The opening of this article illustrated exactly this. "Hypothetically, if we could make this work, would that be the right solution?" is not a trick - it is an invitation to take a hypothetical position. Once taken, the brain works to justify that position. The same technique scales across longer sales cycles: involve the prospect early in designing the solution. Someone who has contributed to the design of a solution has a psychological stake in its success.
The most underused sales technique: resolving anxieties
The four techniques above focus on strengthening pains, gains and social signals. But the most common reason deals don't close is not in the driving forces - it is in the restraining forces. Anxieties that go unaddressed.

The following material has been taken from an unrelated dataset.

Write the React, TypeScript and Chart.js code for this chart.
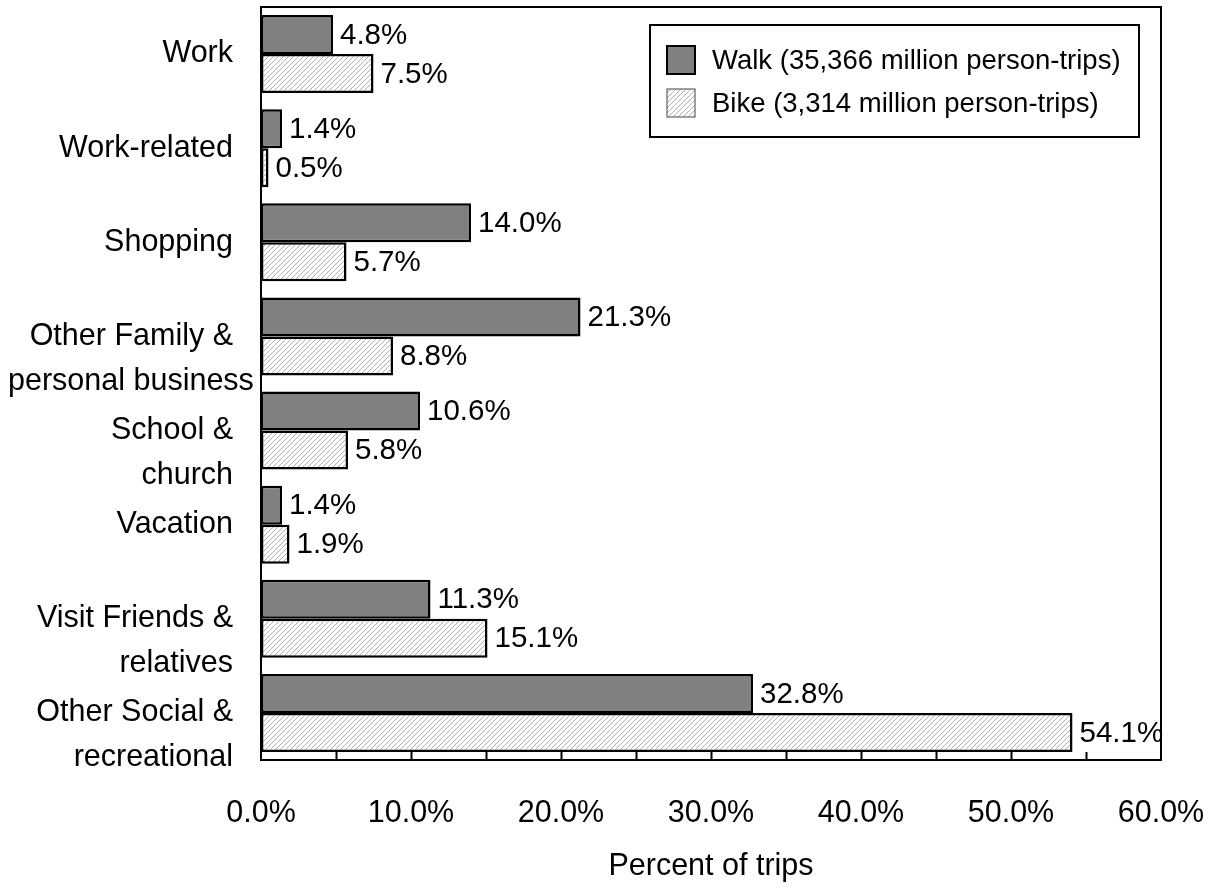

Airbnb is the canonical example. Years after launch, growth was lagging expectations. Research showed the core problem was not a lack of supply or demand: it was the anxiety hosts felt about letting strangers into their homes. Airbnb solved it by offering free professional photographers who would visit properties. The barrier was removed by addressing the specific anxiety that caused it - through concrete, tangible design.
In a sales conversation, this means naming the anxieties before the prospect formulates them as an objection. "I know many people in your position wonder what happens if..." brings the uncertainty into the open and makes room for an honest conversation. To the prospect, that feels like understanding - one of the most powerful pains you can resolve.
Frequently asked questions about sales techniques
What are sales techniques?
Sales techniques are structured methods used to shape a conversation or proposition so that the likelihood of a buying decision increases. The most effective techniques work by engaging System 1: the automatic, unconscious brain that makes most buying decisions. Examples include social proof, anchoring, scarcity and commitment.
Which sales techniques work best?
Techniques that engage System 1 are generally more effective than those relying purely on rational argument. Social proof (specific and relevant to the prospect), anchoring (starting high), genuine scarcity and early commitment consistently perform well in behavioural research. Combining these with a thorough analysis of the prospect's pains and anxieties makes each technique more precise and more effective.
What is the difference between manipulation and persuasion in sales?
Persuasion helps the customer make a decision that fits their actual situation and needs. Manipulation pushes someone towards a decision that harms them - through false scarcity, fake reviews or misleading anchor prices. The distinction lies in intent and honesty. Good sales techniques increase the probability that the customer makes a decision they won't regret.
How do I apply the SUE Influence Framework in a sales conversation?
Before the conversation, analyse the four forces: which pains drive this prospect, which gains do they seek, which comforts keep them in their current situation, and which anxieties could block a decision? Use that analysis to structure your argument, your evidence and your objection handling. The framework shifts you from selling products to solving problems. For a detailed explanation, see The SUE Influence Framework explained.
How does anchoring work as a sales technique?
Anchoring works because the first number someone sees colours all subsequent judgements about value and price. A higher opening price makes a lower price more acceptable. Crossed-out prices work on the same principle: the original price serves as the anchor; the current price is an attractive deviation from it. Kahneman demonstrated that anchors have a significant effect even when people know they are arbitrary.
Does social proof always work as a sales technique?
Social proof is most effective when the reference group closely matches the prospect's situation. "More than 10,000 clients" is less persuasive than "The four largest municipalities in the Netherlands use our system." Specificity increases recognition, and recognition is what activates System 1. Vague, generic claims more often trigger scepticism than trust.